As the world become conscious of the benefits of “Being Green”, why is our Church Square Park being loaded down with all sorts of man-made materials that are inching out flowers, bushes, and large trees that offer beauty, shade and homes for the small animals?
On Tuesday, June 12, 2012, from 5:00 to 8:00 p.m., a public hearing will be held on the second floor of the Hoboken Public Library regarding future plans for Church Square Park. Please make a point of coming to state your views on your park. All people that use the park must be heard and their views considered, not just those who want to turn it into artificial playgrounds.

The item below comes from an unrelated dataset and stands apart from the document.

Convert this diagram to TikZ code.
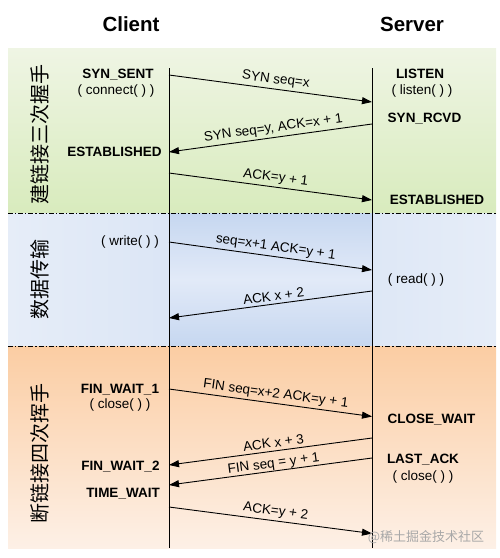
\documentclass[tikz,border=0pt]{standalone}
\usepackage{fontspec}
\setmainfont{Liberation Sans}
\newfontfamily\cjk{Noto Sans CJK SC}
\usetikzlibrary{arrows.meta}
\definecolor{gtop}{HTML}{EFF5E4}
\definecolor{gbot}{HTML}{D8EBBD}
\definecolor{bpale}{HTML}{E6EDF8}
\definecolor{bmid}{HTML}{D6E2F4}
\definecolor{binner}{HTML}{E2EAF8}
\definecolor{bouter}{HTML}{C6D7F0}
\definecolor{otop}{HTML}{FBCDA3}
\definecolor{obot}{HTML}{FDF0E6}
\definecolor{wmark}{HTML}{A8A8A8}
\begin{document}
\begin{tikzpicture}[x=1pt,y=-1pt,
  title/.style={anchor=base,inner sep=0pt,font=\bfseries\fontsize{20.5}{24}\selectfont},
  state/.style={anchor=base,inner sep=0pt,font=\bfseries\fontsize{13.5}{16}\selectfont},
  call/.style={anchor=base,inner sep=0pt,font=\fontsize{13.5}{16}\selectfont},
  msgr/.style={line width=0.9pt,-{Triangle[length=10pt,width=7pt]}},
  msgl/.style={line width=0.9pt,{Triangle[length=10pt,width=7pt]}-},
  lbl/.style={sloped,above,pos=0.52,inner sep=2.5pt,font=\fontsize{13.5}{16}\selectfont},
  phase/.style={rotate=90,inner sep=0pt,font=\cjk\fontsize{20}{20}\selectfont},
  sep/.style={line width=0.7pt,dash pattern=on 5pt off 2pt on 1.2pt off 2pt},
  life/.style={line width=0.9pt}]
\useasboundingbox (0,0) rectangle (500,558);
% bands
\shade[top color=gtop,bottom color=gbot] (8,48) rectangle (496,213);
\shade[left color=bpale,right color=bpale,middle color=bmid] (8,213) rectangle (496,346);
\shade[top color=bouter,bottom color=bouter,middle color=binner] (169,213) rectangle (372,346);
\shade[top color=otop,bottom color=obot] (8,346) rectangle (496,548);
% separators
\coordinate (sepAl) at (8,213); \coordinate (sepAr) at (496,213);
\coordinate (sepBl) at (8,346); \coordinate (sepBr) at (496,346);
\draw[sep] (sepAl) -- (sepAr);
\draw[sep] (sepBl) -- (sepBr);
% lifelines
\coordinate (ctop) at (169,68); \coordinate (cbot) at (169,548);
\coordinate (stop) at (372,68); \coordinate (sbot) at (372,548);
\draw[life] (ctop) -- (cbot);
\draw[life] (stop) -- (sbot);
% titles
\node[title] (client) at (131,31.5) {Client};
\node[title] (server) at (412,31.5) {Server};
% phase labels
\node[phase] (ph1) at (40,134) {建链接三次握手};
\node[phase] (ph2) at (40,279.5) {数据传输};
\node[phase] (ph3) at (40,453.5) {断链接四次挥手};
% states
\node[state] (synsent) at (118,78) {SYN\_SENT};
\node[call] (connect) at (116,94.5) {( connect( ) )};
\node[state] (estc) at (114.5,156) {ESTABLISHED};
\node[state] (listen) at (420,78) {LISTEN};
\node[call] (listenc) at (422,94) {( listen( ) )};
\node[state] (synrcvd) at (424.5,122) {SYN\_RCVD};
\node[state] (ests) at (437,204) {ESTABLISHED};
\node[call] (write) at (130,245.5) {( write( ) )};
\node[call] (read) at (416,283) {( read( ) )};
\node[state] (fw1) at (120,393) {FIN\_WAIT\_1};
\node[call] (closec) at (120,408) {( close( ) )};
\node[state] (closewait) at (431.5,423) {CLOSE\_WAIT};
\node[state] (lastack) at (423,463) {LAST\_ACK};
\node[call] (closes) at (423,480) {( close( ) )};
\node[state] (fw2) at (120.5,470) {FIN\_WAIT\_2};
\node[state] (tw) at (123,497) {TIME\_WAIT};
% message end points
\coordinate (c1) at (169,75);  \coordinate (s1) at (372,102);
\coordinate (c2) at (169,152); \coordinate (s2) at (372,124);
\coordinate (c3) at (169,173); \coordinate (s3) at (372,200);
\coordinate (c4) at (169,242); \coordinate (s4) at (372,270);
\coordinate (c5) at (169,318); \coordinate (s5) at (372,291);
\coordinate (c6) at (169,389); \coordinate (s6) at (372,416.5);
\coordinate (c7) at (169,465); \coordinate (s7) at (372,438);
\coordinate (c8) at (169,485); \coordinate (s8) at (372,458);
\coordinate (c9) at (169,507); \coordinate (s9) at (372,533.5);
% messages
\draw[msgr] (c1) -- (s1) node[lbl] {SYN seq=x};
\draw[msgl] (c2) -- (s2) node[lbl] {SYN seq=y, ACK=x + 1};
\draw[msgr] (c3) -- (s3) node[lbl] {ACK=y + 1};
\draw[msgr] (c4) -- (s4) node[lbl] {seq=x+1 ACK=y + 1};
\draw[msgl] (c5) -- (s5) node[lbl] {ACK x + 2};
\draw[msgr] (c6) -- (s6) node[lbl] {FIN seq=x+2 ACK=y + 1};
\draw[msgl] (c7) -- (s7) node[lbl,inner sep=3pt] {ACK x + 3};
\draw[msgl] (c8) -- (s8) node[lbl,inner sep=0.3pt] {FIN seq = y + 1};
\draw[msgr] (c9) -- (s9) node[lbl] {ACK=y + 2};
% watermark
\node[text=wmark,inner sep=0pt,font=\cjk\fontsize{13}{13}\selectfont] (wm) at (426,537) {@稀土掘金技术社区};
\end{tikzpicture}
\end{document}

At issue is the possibility of the city destroying five large trees adjoining the existing four basketball courts in order to combine them into one large basketball court. A couple of Saturday’s ago it was very hot and as I approached the park I saw men playing basketball in the midday sun. I couldn’t believe they were doing so until I got closer and saw that the shade from the large trees around the court (the trees in question) were shielding them from the intense rays of the sun. I remember looking at how beautiful the leaves looked on the courts–in a beautiful peaceful dappled grey pattern gently moving with the men. These trees not only provide shade needed on hot summer days, they also block the intense lights that surround the courts in the evening that would otherwise glare upon Garden Street residents. These magnificent decades-old trees offer so much to our park and the town’s residents. We must do what we can to preserve them.